You have a lot of things wrong about
.NET.
Name them, because you've not managed it so far.
C++ is not a subset.
Didn't say it WAS, said it USED TO BE. That was long ago, I agree... and I said I thought it was no longer that way.
The CLR is fully capable of working with dynamic languages. There are quite a few that are already out and work fine. The DLR doesn't add anything new to the underlying runtime to better support dynamic languages. What the DLR strives to provide is a consistent pluggable API for hosting dynamic languages.
I didn't say it wasn't. I said the DLR helps make it more practical. Witness the folding of the already advanced Ruby.net, because he realized that in the end it will turn out better to go the DLR path and thus bow to IronRuby.
The power is in the libraries, but the libraries are consumable by any CLI-compatible language, or any native language hosting the runtime.
And I didn't say they were not consumable. I said that while they could be accessed, the libraries are built with C# in mind and not philosophically tailored in API to other languages.
That I think, is the biggest flaw of the whole concept that people will in fact use .Net for other languages (other than C+ which has a similar enough convention to it that people would adapt).

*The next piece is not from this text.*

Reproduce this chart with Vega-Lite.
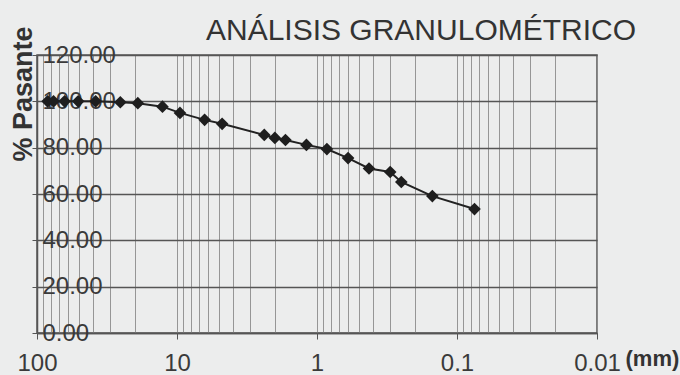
{
  "$schema": "https://vega.github.io/schema/vega-lite/v6.json",
  "autosize": "none",
  "width": 560,
  "height": 278,
  "padding": {"left": 37, "top": 55, "right": 83, "bottom": 42},
  "background": "#eceded",
  "title": {
    "text": "ANÁLISIS GRANULOMÉTRICO",
    "font": "Liberation Sans",
    "fontSize": 30,
    "fontWeight": "normal",
    "color": "#333333",
    "anchor": "middle",
    "dx": 104,
    "dy": 24
  },
  "config": {
    "view": {"stroke": "#555555", "strokeWidth": 1.5},
    "font": "Liberation Sans"
  },
  "data": {
    "values": [
      {"abertura": 84.0, "pasante": 100.0},
      {"abertura": 76.2, "pasante": 100.0},
      {"abertura": 63.5, "pasante": 100.0},
      {"abertura": 50.8, "pasante": 100.0},
      {"abertura": 38.1, "pasante": 100.0},
      {"abertura": 25.4, "pasante": 99.6},
      {"abertura": 19.05, "pasante": 99.2},
      {"abertura": 12.7, "pasante": 97.7},
      {"abertura": 9.525, "pasante": 95.0},
      {"abertura": 6.35, "pasante": 92.0},
      {"abertura": 4.76, "pasante": 90.3},
      {"abertura": 2.38, "pasante": 85.5},
      {"abertura": 2.0, "pasante": 84.2},
      {"abertura": 1.68, "pasante": 83.3},
      {"abertura": 1.19, "pasante": 81.2},
      {"abertura": 0.85, "pasante": 79.4},
      {"abertura": 0.6, "pasante": 75.5},
      {"abertura": 0.425, "pasante": 71.0},
      {"abertura": 0.3, "pasante": 69.5},
      {"abertura": 0.25, "pasante": 65.2},
      {"abertura": 0.15, "pasante": 59.1},
      {"abertura": 0.075, "pasante": 53.5}
    ]
  },
  "layer": [
    {
      "mark": {"type": "line", "color": "#222222", "strokeWidth": 2},
      "encoding": {
        "x": {
          "field": "abertura",
          "type": "quantitative",
          "scale": {"type": "log", "domain": [0.01, 100], "reverse": true},
          "axis": {
            "orient": "bottom",
            "values": [100, 90, 80, 70, 60, 50, 40, 30, 20, 10, 9, 8, 7, 6, 5, 4, 3, 2, 1, 0.9, 0.8, 0.7, 0.6, 0.5, 0.4, 0.3, 0.2, 0.1, 0.09, 0.08, 0.07, 0.06, 0.05, 0.04, 0.03, 0.02, 0.01],
            "grid": true,
            "gridColor": "#8c8c8c",
            "gridWidth": 0.9,
            "gridOpacity": 1,
            "labels": false,
            "ticks": false,
            "domain": false,
            "title": null
          }
        },
        "y": {
          "field": "pasante",
          "type": "quantitative",
          "scale": {"domain": [0, 120], "nice": false},
          "axis": {
            "values": [0, 20, 40, 60, 80, 100, 120],
            "format": ".2f",
            "grid": true,
            "gridColor": "#555555",
            "gridWidth": 1.3,
            "gridOpacity": 1,
            "domainColor": "#555555",
            "domainWidth": 1.5,
            "tickColor": "#555555",
            "tickSize": 5,
            "labelAlign": "left",
            "labelBaseline": "middle",
            "labelPadding": -10,
            "labelFontSize": 24,
            "labelColor": "#3a3a3a",
            "labelFont": "Liberation Sans",
            "title": "% Pasante",
            "titleFont": "Liberation Sans",
            "titleFontSize": 27,
            "titleFontWeight": "bold",
            "titleColor": "#333333",
            "titleAngle": 270,
            "titleX": -14,
            "titleY": -29,
            "titleAlign": "right",
            "titleBaseline": "middle"
          }
        }
      }
    },
    {
      "mark": {"type": "point", "shape": "diamond", "filled": true, "color": "#1e1e1e", "size": 160, "opacity": 1},
      "encoding": {
        "x": {
          "field": "abertura",
          "type": "quantitative",
          "scale": {"type": "log", "domain": [0.01, 100], "reverse": true},
          "axis": {
            "orient": "bottom",
            "values": [100, 10, 1, 0.1, 0.01],
            "format": "~g",
            "grid": false,
            "labelFlush": false,
            "labelFontSize": 24,
            "labelColor": "#3a3a3a",
            "labelFont": "Liberation Sans",
            "labelPadding": 12,
            "tickSize": 6,
            "tickColor": "#555555",
            "domainColor": "#555555",
            "domainWidth": 1.5,
            "title": "(mm)",
            "titleFont": "Liberation Sans",
            "titleFontSize": 22,
            "titleFontWeight": "bold",
            "titleColor": "#333333",
            "titleX": 588,
            "titleY": 15,
            "titleAlign": "left",
            "titleBaseline": "top"
          }
        },
        "y": {
          "field": "pasante",
          "type": "quantitative",
          "scale": {"domain": [0, 120], "nice": false}
        }
      }
    }
  ],
  "resolve": {"axis": {"x": "independent"}}
}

If you spend all your time consuming libraries in a different language, eventually you are going to just say "screw it" and use C#. How many new Eiffel users are there really because of Eiffel#? Or did it simply allow the life to be sucked out of that community by helping everyone learn to be a good C# developer?
The .NET runtime, from day one, was designed to be a very generic system.

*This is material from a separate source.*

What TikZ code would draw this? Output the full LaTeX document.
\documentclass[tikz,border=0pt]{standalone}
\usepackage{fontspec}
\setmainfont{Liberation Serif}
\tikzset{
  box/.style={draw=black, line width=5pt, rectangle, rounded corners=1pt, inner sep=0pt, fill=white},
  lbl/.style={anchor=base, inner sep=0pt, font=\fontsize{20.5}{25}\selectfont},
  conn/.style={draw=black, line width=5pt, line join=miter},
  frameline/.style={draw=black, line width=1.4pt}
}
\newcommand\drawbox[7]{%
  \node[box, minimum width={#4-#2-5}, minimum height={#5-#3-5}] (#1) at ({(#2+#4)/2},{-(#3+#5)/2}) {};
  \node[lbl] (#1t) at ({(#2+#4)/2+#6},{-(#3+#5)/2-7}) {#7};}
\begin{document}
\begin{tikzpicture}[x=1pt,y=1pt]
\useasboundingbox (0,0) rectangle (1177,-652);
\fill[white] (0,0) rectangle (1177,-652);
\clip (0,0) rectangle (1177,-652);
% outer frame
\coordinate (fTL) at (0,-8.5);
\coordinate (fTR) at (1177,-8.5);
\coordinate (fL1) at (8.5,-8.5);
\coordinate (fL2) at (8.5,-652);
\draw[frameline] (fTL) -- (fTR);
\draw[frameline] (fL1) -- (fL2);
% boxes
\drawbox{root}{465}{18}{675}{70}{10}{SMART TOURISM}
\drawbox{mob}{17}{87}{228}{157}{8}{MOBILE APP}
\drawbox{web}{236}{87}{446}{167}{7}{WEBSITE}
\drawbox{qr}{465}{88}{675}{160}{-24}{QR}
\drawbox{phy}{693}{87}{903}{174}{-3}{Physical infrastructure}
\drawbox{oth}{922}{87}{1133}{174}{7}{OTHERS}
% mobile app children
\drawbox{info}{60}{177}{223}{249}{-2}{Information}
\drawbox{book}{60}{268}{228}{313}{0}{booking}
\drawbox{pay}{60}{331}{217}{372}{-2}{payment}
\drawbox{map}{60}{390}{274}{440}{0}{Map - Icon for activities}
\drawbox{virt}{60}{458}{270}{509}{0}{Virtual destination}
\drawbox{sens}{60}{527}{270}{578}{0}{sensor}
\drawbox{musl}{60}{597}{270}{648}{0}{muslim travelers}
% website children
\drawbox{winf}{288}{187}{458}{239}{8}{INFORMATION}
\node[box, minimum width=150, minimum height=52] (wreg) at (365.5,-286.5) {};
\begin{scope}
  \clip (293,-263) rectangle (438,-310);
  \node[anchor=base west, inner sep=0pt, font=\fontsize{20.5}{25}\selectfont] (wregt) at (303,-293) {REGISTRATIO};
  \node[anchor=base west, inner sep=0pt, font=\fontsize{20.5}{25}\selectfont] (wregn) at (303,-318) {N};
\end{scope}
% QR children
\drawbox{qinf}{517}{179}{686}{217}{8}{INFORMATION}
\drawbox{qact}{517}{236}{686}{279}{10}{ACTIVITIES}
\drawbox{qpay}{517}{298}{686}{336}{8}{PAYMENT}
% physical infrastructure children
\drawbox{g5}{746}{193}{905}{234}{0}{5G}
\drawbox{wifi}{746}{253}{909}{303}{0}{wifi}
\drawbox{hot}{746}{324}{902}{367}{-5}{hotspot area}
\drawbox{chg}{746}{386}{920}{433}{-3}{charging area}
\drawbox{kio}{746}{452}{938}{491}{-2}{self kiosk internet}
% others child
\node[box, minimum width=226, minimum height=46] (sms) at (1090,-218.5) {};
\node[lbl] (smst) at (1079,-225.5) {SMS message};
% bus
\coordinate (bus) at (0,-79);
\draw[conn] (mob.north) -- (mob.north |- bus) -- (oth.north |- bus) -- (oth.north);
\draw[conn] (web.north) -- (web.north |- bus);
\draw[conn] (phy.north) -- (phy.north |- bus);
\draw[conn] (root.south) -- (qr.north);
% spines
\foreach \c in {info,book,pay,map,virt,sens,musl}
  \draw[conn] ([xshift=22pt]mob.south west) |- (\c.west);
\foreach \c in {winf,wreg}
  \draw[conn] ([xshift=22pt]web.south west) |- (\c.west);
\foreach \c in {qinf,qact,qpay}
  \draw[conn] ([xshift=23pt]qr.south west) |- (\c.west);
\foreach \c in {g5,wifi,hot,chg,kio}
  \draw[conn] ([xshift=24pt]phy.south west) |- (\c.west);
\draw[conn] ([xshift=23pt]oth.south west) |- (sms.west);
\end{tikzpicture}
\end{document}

Yes, I know, it couldn't help being so having been such a close copy of Java.
The one mistake was that generics was not in v1.0
Yes sorry the Java folks couldn't finish that in time for you. At least you went on a different path, though I personally think both paths were correct for the entities that took them (Ironically Java needed to choose the path they did exactly because of the same backwards compatibility issues being discussed here).

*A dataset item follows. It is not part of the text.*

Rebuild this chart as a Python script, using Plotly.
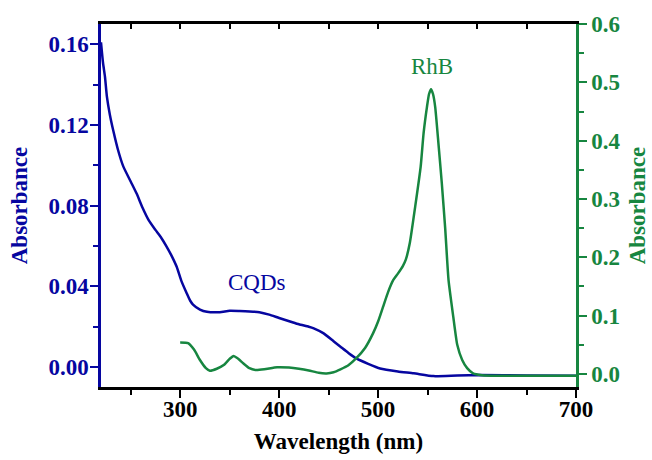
import plotly.graph_objects as go

# CQDs absorbance (left axis)
cqd_nm = [220, 222, 224, 226, 229, 232.5, 237, 242.5, 250, 256, 262, 268, 275, 281, 286,
          291, 296.5, 301, 306.6, 310, 313, 320, 327, 340, 350, 360, 370, 380, 390, 400,
          411, 420, 430, 435, 445, 455, 462, 470, 478, 490, 502, 520, 536, 556, 580, 603,
          650, 700]
cqd_abs = [0.161, 0.151, 0.144, 0.134, 0.125, 0.117, 0.108, 0.0995, 0.092, 0.086, 0.079,
           0.073, 0.068, 0.064, 0.060, 0.0555, 0.0497, 0.043, 0.0366, 0.033, 0.031, 0.0285,
           0.0274, 0.0272, 0.0279, 0.0278, 0.0276, 0.0272, 0.026, 0.0243, 0.0226, 0.0212,
           0.0200, 0.0192, 0.0167, 0.0128, 0.0101, 0.007, 0.0043, 0.0016, -0.0007, -0.0022,
           -0.0031, -0.0045, -0.0042, -0.004, -0.0042, -0.0043]

# RhB absorbance (right axis)
rhb_nm = [300, 308, 314, 320, 326, 330, 337, 344, 350, 354, 358, 364, 370, 376, 385, 398,
          410, 420, 430, 440, 448, 455, 462, 470, 478, 487, 495, 500, 505, 510, 515, 520,
          525, 528, 532, 537.5, 543, 546, 549.4, 551.5, 553.5, 555.5, 557.7, 561, 564.4,
          567.8, 571.2, 576, 580, 585, 590, 596, 605, 620, 700]
rhb_abs = [0.054, 0.053, 0.042, 0.024, 0.010, 0.0057, 0.009, 0.0154, 0.026, 0.031, 0.027,
           0.018, 0.010, 0.0069, 0.008, 0.0115, 0.011, 0.009, 0.006, 0.002, 0.001, 0.003,
           0.008, 0.015, 0.027, 0.045, 0.07, 0.09, 0.115, 0.14, 0.160, 0.172, 0.185, 0.196,
           0.224, 0.287, 0.355, 0.413, 0.458, 0.480, 0.488, 0.480, 0.458, 0.395, 0.327,
           0.25, 0.161, 0.098, 0.05, 0.024, 0.01, 0.001, -0.002, -0.003, -0.003]

BLUE = "#0606a0"
GREEN = "#178640"
FONT = "Liberation Serif"

fig = go.Figure()
fig.add_trace(go.Scatter(x=cqd_nm, y=cqd_abs, mode="lines", line=dict(color=BLUE, width=2.5, shape="spline", smoothing=0.5),
                         yaxis="y", showlegend=False, hoverinfo="skip"))
fig.add_trace(go.Scatter(x=rhb_nm, y=rhb_abs, mode="lines", line=dict(color=GREEN, width=2.5, shape="spline", smoothing=0.5),
                         yaxis="y2", showlegend=False, hoverinfo="skip"))
# invisible trace for top mirror axis
fig.add_trace(go.Scatter(x=[None], y=[None], xaxis="x2", yaxis="y", showlegend=False, hoverinfo="skip"))

tickfont = dict(family=FONT, size=23, weight="bold")

fig.update_layout(
    width=652, height=460,
    margin=dict(l=101, r=76, t=24, b=73),
    plot_bgcolor="white", paper_bgcolor="white",
    xaxis=dict(range=[220, 700], tick0=0, dtick=100, ticks="outside", ticklen=8, tickwidth=2,
               tickcolor="black", linecolor="black", linewidth=2.5, showgrid=False, zeroline=False,
               automargin=False, tickfont=dict(color="black", **tickfont), ticklabelstandoff=-8,
               minor=dict(dtick=50, tick0=0, ticks="outside", ticklen=5, tickwidth=2, tickcolor="black"),
               title=dict(text="Wavelength (nm)", font=dict(family=FONT, size=23, weight="bold", color="black"),
                          standoff=12)),
    xaxis2=dict(range=[220, 700], overlaying="x", side="top", anchor="y", tick0=0, dtick=50,
                ticks="inside", ticklen=5, tickwidth=2, tickcolor="black", linecolor="black",
                linewidth=2.5, showline=True, showticklabels=False, showgrid=False, zeroline=False,
                automargin=False),
    yaxis=dict(range=[-0.0099, 0.1701], tick0=0, dtick=0.04, tickformat=".2f", ticks="outside",
               ticklen=8, tickwidth=2, tickcolor=BLUE, linecolor=BLUE, linewidth=2.5, showgrid=False,
               zeroline=False, automargin=False, tickfont=dict(color=BLUE, **tickfont), ticklabelstandoff=-3,
               minor=dict(dtick=0.02, tick0=0, ticks="outside", ticklen=5, tickwidth=2, tickcolor=BLUE),
               title=dict(text="Absorbance", font=dict(family=FONT, size=23, weight="bold", color=BLUE),
                          standoff=15)),
    yaxis2=dict(range=[-0.0223, 0.6], overlaying="y", side="right", anchor="x", tick0=0, dtick=0.1,
                tickformat=".1f", ticks="outside", ticklen=8, tickwidth=2, tickcolor=GREEN,
                linecolor=GREEN, linewidth=2.5, showline=True, showgrid=False, zeroline=False,
                automargin=False, tickfont=dict(color=GREEN, **tickfont),
                minor=dict(dtick=0.05, tick0=0, ticks="outside", ticklen=5, tickwidth=2, tickcolor=GREEN),
                title=dict(text="Absorbance", font=dict(family=FONT, size=23, weight="bold", color=GREEN),
                           standoff=10)),
    annotations=[
        dict(text="CQDs", x=378, y=0.042, xref="x", yref="y", showarrow=False,
             font=dict(family=FONT, size=23, color=BLUE)),
        dict(text="RhB", x=554, y=0.527, xref="x", yref="y2", showarrow=False,
             font=dict(family=FONT, size=23, color=GREEN)),
    ],
)
fig.update_xaxes(showline=True)
fig.update_yaxes(showline=True)

fig.write_html("out.html", config={"displayModeBar": False},
               post_script="document.body.style.margin='0';document.body.style.overflow='hidden';")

I too have been around from the beginning of both systems, I know all about what was added when. -
Re:The problem is ruby
The problem is the stock (1.8.x) ruby interpreter. As the language matures, better and better implementations of the interpreters are cropping up, and it seems that ruby 2.0 will easily catch up with python in terms of performance. There's nothing wrong with the language - blaming the language for the failure of the interpreter is tantamount to blaming C for the difference between the output of intel compilers vs. gcc.